▸ Problem details
Starting at the top of the listing, extract every line up to and including the one with "0.0365, 0.047, 0.0556];". Pictures stay out of the copy.

▸ Stored data

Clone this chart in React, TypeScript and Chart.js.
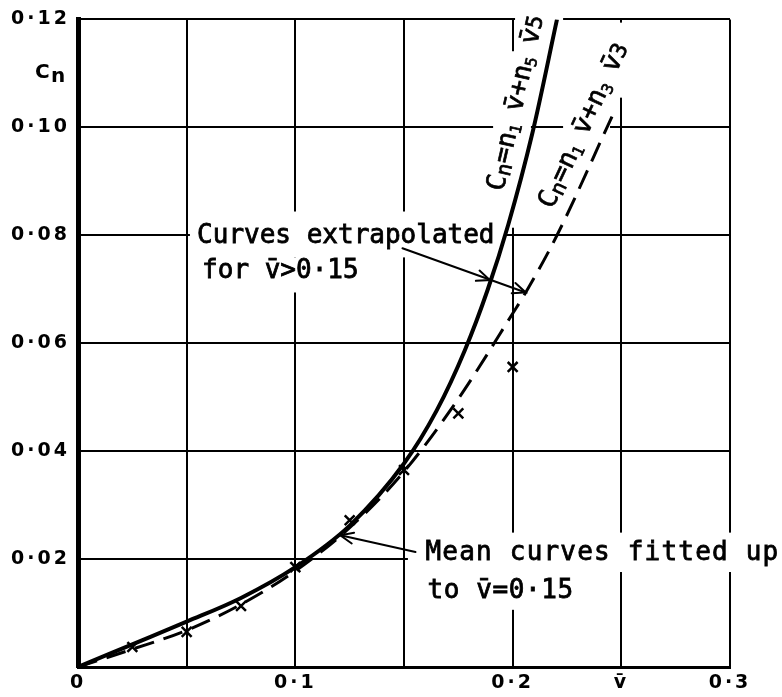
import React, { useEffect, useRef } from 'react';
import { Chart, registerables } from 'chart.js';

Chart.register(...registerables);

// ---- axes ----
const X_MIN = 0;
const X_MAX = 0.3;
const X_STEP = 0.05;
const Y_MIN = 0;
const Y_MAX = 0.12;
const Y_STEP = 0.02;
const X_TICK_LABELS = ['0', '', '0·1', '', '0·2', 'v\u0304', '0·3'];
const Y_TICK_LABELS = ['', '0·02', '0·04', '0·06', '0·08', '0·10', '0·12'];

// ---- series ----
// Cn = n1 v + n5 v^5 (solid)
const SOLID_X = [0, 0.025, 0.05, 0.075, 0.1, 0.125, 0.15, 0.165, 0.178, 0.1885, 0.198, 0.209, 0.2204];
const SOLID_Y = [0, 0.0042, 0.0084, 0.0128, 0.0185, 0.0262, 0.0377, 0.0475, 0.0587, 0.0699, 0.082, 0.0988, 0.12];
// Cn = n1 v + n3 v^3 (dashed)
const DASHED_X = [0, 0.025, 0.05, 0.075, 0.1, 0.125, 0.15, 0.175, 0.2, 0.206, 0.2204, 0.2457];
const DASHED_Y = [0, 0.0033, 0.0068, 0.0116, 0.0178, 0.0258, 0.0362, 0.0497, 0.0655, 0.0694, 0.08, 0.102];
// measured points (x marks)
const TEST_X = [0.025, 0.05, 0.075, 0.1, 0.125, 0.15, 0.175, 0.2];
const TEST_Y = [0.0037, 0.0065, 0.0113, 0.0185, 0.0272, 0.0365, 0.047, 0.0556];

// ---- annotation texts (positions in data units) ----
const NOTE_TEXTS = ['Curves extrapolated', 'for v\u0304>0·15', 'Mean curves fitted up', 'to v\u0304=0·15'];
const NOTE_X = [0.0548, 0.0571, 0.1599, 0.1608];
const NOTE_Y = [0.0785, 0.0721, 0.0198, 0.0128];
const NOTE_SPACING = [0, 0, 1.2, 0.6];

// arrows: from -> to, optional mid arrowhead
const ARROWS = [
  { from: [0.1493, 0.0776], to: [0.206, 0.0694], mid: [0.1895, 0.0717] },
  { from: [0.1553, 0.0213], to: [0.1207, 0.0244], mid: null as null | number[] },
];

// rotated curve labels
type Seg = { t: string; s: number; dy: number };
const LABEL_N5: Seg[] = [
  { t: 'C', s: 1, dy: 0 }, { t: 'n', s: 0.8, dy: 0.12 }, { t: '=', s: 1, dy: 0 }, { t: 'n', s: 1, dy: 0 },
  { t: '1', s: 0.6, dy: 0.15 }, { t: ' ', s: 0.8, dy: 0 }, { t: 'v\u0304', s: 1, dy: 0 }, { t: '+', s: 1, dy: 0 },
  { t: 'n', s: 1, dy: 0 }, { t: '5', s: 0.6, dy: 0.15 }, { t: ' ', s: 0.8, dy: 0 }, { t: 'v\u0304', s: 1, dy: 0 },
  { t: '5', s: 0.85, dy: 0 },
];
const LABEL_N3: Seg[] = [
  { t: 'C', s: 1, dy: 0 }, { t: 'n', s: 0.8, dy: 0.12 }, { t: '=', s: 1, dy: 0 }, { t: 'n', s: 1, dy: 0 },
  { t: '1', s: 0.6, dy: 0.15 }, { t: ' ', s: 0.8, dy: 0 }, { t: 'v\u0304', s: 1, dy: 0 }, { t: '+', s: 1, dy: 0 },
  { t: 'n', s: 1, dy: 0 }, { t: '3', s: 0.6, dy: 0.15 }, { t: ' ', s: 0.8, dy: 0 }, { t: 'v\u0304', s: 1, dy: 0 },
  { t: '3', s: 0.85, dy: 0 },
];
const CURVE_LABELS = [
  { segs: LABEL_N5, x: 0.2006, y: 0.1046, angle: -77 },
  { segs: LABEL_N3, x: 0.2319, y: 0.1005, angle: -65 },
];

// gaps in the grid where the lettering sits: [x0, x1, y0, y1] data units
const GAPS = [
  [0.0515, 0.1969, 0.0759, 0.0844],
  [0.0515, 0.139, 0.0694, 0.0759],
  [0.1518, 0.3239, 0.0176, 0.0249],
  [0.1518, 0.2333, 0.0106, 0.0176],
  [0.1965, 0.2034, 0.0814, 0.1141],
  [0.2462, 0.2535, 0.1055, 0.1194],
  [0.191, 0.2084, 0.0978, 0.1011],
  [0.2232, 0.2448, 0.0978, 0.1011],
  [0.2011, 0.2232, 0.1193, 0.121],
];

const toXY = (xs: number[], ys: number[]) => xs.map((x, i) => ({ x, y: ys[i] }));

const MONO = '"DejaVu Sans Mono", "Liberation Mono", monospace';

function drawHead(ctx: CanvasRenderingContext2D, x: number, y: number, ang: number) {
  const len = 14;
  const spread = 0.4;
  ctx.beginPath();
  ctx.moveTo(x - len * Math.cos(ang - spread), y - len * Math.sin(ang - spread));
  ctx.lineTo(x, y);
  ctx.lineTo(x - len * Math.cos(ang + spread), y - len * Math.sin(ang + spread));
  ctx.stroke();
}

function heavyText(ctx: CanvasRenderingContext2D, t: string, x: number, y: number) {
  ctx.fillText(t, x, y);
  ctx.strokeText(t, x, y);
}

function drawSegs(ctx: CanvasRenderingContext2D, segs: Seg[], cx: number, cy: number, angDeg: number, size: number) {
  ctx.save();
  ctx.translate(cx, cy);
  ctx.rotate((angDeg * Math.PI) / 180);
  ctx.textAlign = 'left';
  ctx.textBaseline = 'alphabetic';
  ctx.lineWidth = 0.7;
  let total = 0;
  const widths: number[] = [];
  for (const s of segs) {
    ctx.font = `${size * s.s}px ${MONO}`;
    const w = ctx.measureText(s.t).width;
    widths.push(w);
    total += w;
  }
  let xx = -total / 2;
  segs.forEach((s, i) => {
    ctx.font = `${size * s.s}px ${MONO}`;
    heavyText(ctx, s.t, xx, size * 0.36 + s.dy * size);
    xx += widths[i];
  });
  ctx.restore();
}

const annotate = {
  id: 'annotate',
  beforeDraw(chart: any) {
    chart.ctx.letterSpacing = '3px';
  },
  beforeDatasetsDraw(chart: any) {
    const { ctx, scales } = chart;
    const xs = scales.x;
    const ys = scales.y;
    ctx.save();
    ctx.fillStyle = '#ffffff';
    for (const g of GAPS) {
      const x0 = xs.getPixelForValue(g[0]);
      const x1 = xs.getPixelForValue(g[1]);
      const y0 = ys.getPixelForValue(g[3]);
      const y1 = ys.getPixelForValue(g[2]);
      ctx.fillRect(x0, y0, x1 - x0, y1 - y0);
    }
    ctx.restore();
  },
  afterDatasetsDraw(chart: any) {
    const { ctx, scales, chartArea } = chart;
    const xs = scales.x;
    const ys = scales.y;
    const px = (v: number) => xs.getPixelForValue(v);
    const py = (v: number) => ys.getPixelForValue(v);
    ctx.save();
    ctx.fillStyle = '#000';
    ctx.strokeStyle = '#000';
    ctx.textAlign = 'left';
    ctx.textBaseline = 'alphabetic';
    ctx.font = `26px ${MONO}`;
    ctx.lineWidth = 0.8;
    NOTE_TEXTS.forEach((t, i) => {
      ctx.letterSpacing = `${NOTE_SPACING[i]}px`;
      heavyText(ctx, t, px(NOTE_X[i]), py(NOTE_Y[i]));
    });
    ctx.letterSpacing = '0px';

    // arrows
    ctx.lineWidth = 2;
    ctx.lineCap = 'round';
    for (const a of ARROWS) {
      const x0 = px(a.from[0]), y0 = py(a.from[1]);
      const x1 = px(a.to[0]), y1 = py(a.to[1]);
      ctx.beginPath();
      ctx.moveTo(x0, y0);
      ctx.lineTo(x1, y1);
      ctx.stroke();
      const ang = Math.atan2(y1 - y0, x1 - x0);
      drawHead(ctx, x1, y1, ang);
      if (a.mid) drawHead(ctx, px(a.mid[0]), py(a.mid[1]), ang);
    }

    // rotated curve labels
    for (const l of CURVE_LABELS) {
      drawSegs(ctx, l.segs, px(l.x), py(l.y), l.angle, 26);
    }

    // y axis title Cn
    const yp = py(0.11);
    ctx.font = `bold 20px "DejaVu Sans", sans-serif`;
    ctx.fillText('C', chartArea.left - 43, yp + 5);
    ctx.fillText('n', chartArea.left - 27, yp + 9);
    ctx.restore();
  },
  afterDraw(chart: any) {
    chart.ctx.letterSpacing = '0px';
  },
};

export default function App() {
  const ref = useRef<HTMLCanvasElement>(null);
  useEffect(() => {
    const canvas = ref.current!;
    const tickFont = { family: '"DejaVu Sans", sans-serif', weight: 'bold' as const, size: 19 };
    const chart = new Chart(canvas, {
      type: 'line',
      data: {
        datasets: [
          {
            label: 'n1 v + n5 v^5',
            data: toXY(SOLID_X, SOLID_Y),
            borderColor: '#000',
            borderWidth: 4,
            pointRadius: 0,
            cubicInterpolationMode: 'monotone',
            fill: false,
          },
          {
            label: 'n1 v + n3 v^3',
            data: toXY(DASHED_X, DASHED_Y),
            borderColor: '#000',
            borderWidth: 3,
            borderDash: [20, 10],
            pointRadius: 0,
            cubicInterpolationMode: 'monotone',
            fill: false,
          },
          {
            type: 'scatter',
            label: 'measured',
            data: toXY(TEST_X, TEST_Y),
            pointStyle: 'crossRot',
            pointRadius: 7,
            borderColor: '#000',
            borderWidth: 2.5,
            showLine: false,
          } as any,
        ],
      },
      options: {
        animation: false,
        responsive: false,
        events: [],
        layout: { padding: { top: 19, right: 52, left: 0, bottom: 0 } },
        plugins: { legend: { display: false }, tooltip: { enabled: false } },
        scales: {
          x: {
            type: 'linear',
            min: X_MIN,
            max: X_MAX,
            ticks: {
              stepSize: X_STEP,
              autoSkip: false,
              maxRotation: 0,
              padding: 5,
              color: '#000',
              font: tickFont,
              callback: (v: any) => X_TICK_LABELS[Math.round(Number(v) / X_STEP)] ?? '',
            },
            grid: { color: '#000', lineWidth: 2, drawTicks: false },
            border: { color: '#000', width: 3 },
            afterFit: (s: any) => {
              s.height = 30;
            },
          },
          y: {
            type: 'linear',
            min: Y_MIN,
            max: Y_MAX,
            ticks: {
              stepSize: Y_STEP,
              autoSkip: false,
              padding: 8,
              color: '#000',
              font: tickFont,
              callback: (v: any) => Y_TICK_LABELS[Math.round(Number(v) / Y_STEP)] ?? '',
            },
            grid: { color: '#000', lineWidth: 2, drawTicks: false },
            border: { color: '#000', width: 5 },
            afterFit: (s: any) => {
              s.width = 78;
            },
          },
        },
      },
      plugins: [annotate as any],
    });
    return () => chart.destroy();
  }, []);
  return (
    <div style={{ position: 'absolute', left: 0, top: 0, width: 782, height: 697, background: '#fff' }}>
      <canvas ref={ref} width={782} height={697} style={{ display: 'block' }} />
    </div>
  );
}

▸ Task answer
Clone this chart in React, TypeScript and Chart.js.
import React, { useEffect, useRef } from 'react';
import { Chart, registerables } from 'chart.js';

Chart.register(...registerables);

// ---- axes ----
const X_MIN = 0;
const X_MAX = 0.3;
const X_STEP = 0.05;
const Y_MIN = 0;
const Y_MAX = 0.12;
const Y_STEP = 0.02;
const X_TICK_LABELS = ['0', '', '0·1', '', '0·2', 'v\u0304', '0·3'];
const Y_TICK_LABELS = ['', '0·02', '0·04', '0·06', '0·08', '0·10', '0·12'];

// ---- series ----
// Cn = n1 v + n5 v^5 (solid)
const SOLID_X = [0, 0.025, 0.05, 0.075, 0.1, 0.125, 0.15, 0.165, 0.178, 0.1885, 0.198, 0.209, 0.2204];
const SOLID_Y = [0, 0.0042, 0.0084, 0.0128, 0.0185, 0.0262, 0.0377, 0.0475, 0.0587, 0.0699, 0.082, 0.0988, 0.12];
// Cn = n1 v + n3 v^3 (dashed)
const DASHED_X = [0, 0.025, 0.05, 0.075, 0.1, 0.125, 0.15, 0.175, 0.2, 0.206, 0.2204, 0.2457];
const DASHED_Y = [0, 0.0033, 0.0068, 0.0116, 0.0178, 0.0258, 0.0362, 0.0497, 0.0655, 0.0694, 0.08, 0.102];
// measured points (x marks)
const TEST_X = [0.025, 0.05, 0.075, 0.1, 0.125, 0.15, 0.175, 0.2];
const TEST_Y = [0.0037, 0.0065, 0.0113, 0.0185, 0.0272, 0.0365, 0.047, 0.0556];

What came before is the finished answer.